## Task statement
Reproduce the listing below word for word, with no pictures.

## Information provided
"""

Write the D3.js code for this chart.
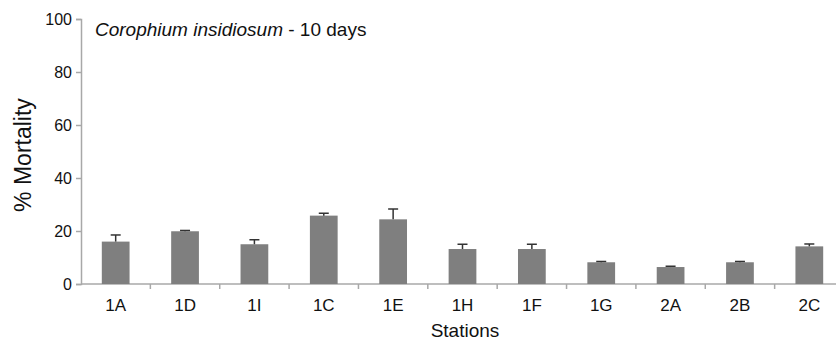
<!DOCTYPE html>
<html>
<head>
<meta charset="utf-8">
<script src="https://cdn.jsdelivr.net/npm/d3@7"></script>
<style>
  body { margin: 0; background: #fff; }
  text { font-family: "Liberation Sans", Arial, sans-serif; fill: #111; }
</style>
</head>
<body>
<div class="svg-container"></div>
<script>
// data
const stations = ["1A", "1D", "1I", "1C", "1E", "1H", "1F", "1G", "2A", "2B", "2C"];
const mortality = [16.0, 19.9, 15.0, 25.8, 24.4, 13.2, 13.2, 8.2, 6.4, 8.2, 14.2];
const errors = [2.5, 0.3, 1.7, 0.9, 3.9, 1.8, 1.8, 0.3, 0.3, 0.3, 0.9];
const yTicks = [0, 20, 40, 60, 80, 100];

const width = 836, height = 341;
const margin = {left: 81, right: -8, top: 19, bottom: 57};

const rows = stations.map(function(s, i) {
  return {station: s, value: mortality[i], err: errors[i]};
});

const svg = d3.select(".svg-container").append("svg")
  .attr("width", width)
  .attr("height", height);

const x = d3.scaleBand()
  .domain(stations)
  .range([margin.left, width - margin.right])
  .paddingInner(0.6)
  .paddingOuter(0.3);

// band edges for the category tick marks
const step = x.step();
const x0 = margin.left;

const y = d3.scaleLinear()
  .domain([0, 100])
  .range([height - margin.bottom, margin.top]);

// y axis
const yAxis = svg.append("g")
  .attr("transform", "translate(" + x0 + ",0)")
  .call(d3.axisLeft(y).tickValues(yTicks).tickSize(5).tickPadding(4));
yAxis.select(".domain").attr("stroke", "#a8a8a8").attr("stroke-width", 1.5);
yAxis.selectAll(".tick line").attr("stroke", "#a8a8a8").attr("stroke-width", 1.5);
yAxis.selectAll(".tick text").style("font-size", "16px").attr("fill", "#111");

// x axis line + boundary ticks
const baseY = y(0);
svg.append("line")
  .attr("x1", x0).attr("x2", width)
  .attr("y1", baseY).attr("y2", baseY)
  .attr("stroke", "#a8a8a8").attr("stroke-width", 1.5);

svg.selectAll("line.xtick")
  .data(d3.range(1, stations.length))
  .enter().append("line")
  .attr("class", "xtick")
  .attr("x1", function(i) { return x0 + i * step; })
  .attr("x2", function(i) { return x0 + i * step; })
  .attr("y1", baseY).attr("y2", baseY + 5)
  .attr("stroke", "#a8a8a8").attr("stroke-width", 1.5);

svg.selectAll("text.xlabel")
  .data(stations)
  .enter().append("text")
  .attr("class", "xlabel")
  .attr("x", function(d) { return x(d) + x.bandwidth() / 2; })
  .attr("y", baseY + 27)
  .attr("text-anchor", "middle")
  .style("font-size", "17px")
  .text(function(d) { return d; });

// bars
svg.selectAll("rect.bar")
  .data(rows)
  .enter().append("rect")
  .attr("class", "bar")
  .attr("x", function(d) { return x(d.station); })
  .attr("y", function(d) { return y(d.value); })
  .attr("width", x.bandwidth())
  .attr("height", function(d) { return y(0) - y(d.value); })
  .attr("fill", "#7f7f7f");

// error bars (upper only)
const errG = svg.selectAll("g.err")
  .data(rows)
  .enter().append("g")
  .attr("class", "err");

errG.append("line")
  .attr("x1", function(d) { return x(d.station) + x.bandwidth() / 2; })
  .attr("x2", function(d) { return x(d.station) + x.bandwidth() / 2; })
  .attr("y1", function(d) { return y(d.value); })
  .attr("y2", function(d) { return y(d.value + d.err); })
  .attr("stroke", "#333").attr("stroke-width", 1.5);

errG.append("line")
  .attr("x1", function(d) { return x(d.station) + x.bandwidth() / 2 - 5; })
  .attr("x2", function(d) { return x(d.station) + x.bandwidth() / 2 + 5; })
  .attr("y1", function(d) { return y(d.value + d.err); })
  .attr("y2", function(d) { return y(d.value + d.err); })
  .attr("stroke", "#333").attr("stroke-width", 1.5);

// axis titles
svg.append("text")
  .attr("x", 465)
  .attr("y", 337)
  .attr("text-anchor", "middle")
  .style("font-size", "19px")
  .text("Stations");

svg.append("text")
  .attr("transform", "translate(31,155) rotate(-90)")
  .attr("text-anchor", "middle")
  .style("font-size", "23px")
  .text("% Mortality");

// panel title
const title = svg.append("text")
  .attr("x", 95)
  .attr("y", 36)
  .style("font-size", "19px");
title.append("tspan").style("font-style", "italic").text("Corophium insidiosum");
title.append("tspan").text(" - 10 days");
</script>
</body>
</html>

"""

## Answer for this exercise
Write the D3.js code for this chart.
<!DOCTYPE html>
<html>
<head>
<meta charset="utf-8">
<script src="https://cdn.jsdelivr.net/npm/d3@7"></script>
<style>
  body { margin: 0; background: #fff; }
  text { font-family: "Liberation Sans", Arial, sans-serif; fill: #111; }
</style>
</head>
<body>
<div class="svg-container"></div>
<script>
// data
const stations = ["1A", "1D", "1I", "1C", "1E", "1H", "1F", "1G", "2A", "2B", "2C"];
const mortality = [16.0, 19.9, 15.0, 25.8, 24.4, 13.2, 13.2, 8.2, 6.4, 8.2, 14.2];
const errors = [2.5, 0.3, 1.7, 0.9, 3.9, 1.8, 1.8, 0.3, 0.3, 0.3, 0.9];
const yTicks = [0, 20, 40, 60, 80, 100];

const width = 836, height = 341;
const margin = {left: 81, right: -8, top: 19, bottom: 57};

const rows = stations.map(function(s, i) {
  return {station: s, value: mortality[i], err: errors[i]};
});

const svg = d3.select(".svg-container").append("svg")
  .attr("width", width)
  .attr("height", height);

const x = d3.scaleBand()
  .domain(stations)
  .range([margin.left, width - margin.right])
  .paddingInner(0.6)
  .paddingOuter(0.3);

// band edges for the category tick marks
const step = x.step();
const x0 = margin.left;

const y = d3.scaleLinear()
  .domain([0, 100])
  .range([height - margin.bottom, margin.top]);

// y axis
const yAxis = svg.append("g")
  .attr("transform", "translate(" + x0 + ",0)")
  .call(d3.axisLeft(y).tickValues(yTicks).tickSize(5).tickPadding(4));
yAxis.select(".domain").attr("stroke", "#a8a8a8").attr("stroke-width", 1.5);
yAxis.selectAll(".tick line").attr("stroke", "#a8a8a8").attr("stroke-width", 1.5);
yAxis.selectAll(".tick text").style("font-size", "16px").attr("fill", "#111");

// x axis line + boundary ticks
const baseY = y(0);
svg.append("line")
  .attr("x1", x0).attr("x2", width)
  .attr("y1", baseY).attr("y2", baseY)
  .attr("stroke", "#a8a8a8").attr("stroke-width", 1.5);

svg.selectAll("line.xtick")
  .data(d3.range(1, stations.length))
  .enter().append("line")
  .attr("class", "xtick")
  .attr("x1", function(i) { return x0 + i * step; })
  .attr("x2", function(i) { return x0 + i * step; })
  .attr("y1", baseY).attr("y2", baseY + 5)
  .attr("stroke", "#a8a8a8").attr("stroke-width", 1.5);

svg.selectAll("text.xlabel")
  .data(stations)
  .enter().append("text")
  .attr("class", "xlabel")
  .attr("x", function(d) { return x(d) + x.bandwidth() / 2; })
  .attr("y", baseY + 27)
  .attr("text-anchor", "middle")
  .style("font-size", "17px")
  .text(function(d) { return d; });

// bars
svg.selectAll("rect.bar")
  .data(rows)
  .enter().append("rect")
  .attr("class", "bar")
  .attr("x", function(d) { return x(d.station); })
  .attr("y", function(d) { return y(d.value); })
  .attr("width", x.bandwidth())
  .attr("height", function(d) { return y(0) - y(d.value); })
  .attr("fill", "#7f7f7f");

// error bars (upper only)
const errG = svg.selectAll("g.err")
  .data(rows)
  .enter().append("g")
  .attr("class", "err");

errG.append("line")
  .attr("x1", function(d) { return x(d.station) + x.bandwidth() / 2; })
  .attr("x2", function(d) { return x(d.station) + x.bandwidth() / 2; })
  .attr("y1", function(d) { return y(d.value); })
  .attr("y2", function(d) { return y(d.value + d.err); })
  .attr("stroke", "#333").attr("stroke-width", 1.5);

errG.append("line")
  .attr("x1", function(d) { return x(d.station) + x.bandwidth() / 2 - 5; })
  .attr("x2", function(d) { return x(d.station) + x.bandwidth() / 2 + 5; })
  .attr("y1", function(d) { return y(d.value + d.err); })
  .attr("y2", function(d) { return y(d.value + d.err); })
  .attr("stroke", "#333").attr("stroke-width", 1.5);

// axis titles
svg.append("text")
  .attr("x", 465)
  .attr("y", 337)
  .attr("text-anchor", "middle")
  .style("font-size", "19px")
  .text("Stations");

svg.append("text")
  .attr("transform", "translate(31,155) rotate(-90)")
  .attr("text-anchor", "middle")
  .style("font-size", "23px")
  .text("% Mortality");

// panel title
const title = svg.append("text")
  .attr("x", 95)
  .attr("y", 36)
  .style("font-size", "19px");
title.append("tspan").style("font-style", "italic").text("Corophium insidiosum");
title.append("tspan").text(" - 10 days");
</script>
</body>
</html>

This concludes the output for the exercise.